President Obama addresses the nation's governors
$15 billion of funds from the American Recovery and Reinvestment Act will be available in just two days, the President announced this morning, just a week after the act was signed into law.
"By the time most of you get home; money will be waiting to help 20 million vulnerable Americans in your states keep their health care coverage," he told a gathering of the nation's governors in the State Dining Room of the White House. "Children with asthma will be able to breathe easier, seniors won't need to fear losing their doctors, and pregnant women with limited means won't have to worry about the health of their babies."
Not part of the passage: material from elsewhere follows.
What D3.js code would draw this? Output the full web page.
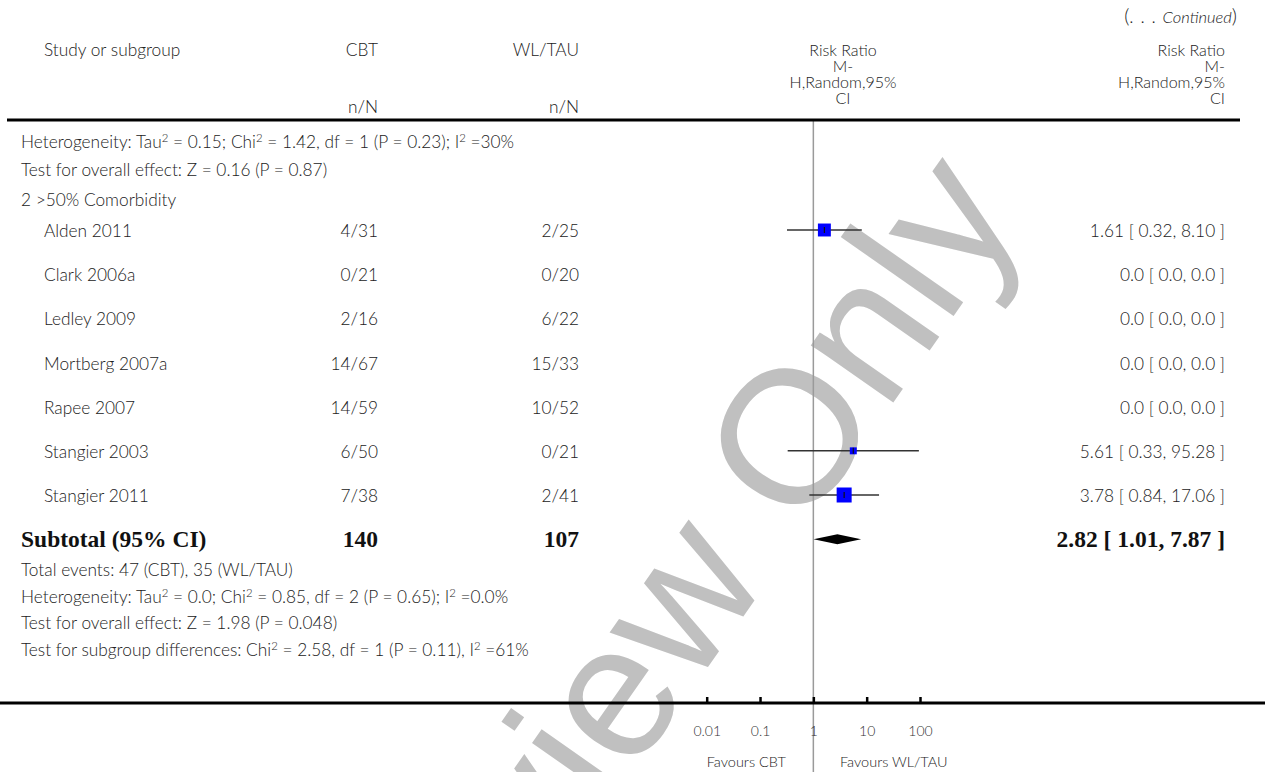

But as with all the money in the ARRA, it's "not a blank check," the President said. (Learn more about the grant-making process.) He hammered it home by announcing that he's tasked Vice President Biden to oversee  the American Recovery and Reinvestment Act, and that he's named Earl Devaney to keep an eye on every dollar as head of the Recovery Act Transparency and Accountability Board.
A former Secret Service agent, Devaney has worked since 1999 as the Inspector General of the Interior Department, where he exposed the Abramoff scandals and a deep culture of corruption among Bush officials and appointees.
"For nearly a decade as Inspector General at the Interior Department, Earl has doggedly pursued waste, fraud and mismanagement," the President said, "and Joe and I can't think of a more tenacious and efficient guardian of the hard-earned tax dollars the American people have entrusted us to wisely invest. 
"He looks like an inspector," he added. "He's tough."
The appointment of Devaney follows on a tough memo from OMB director Peter Orszag to the heads of federal departments and agencies, explaining the high standards that are expected of them in reporting use of ARRA funds.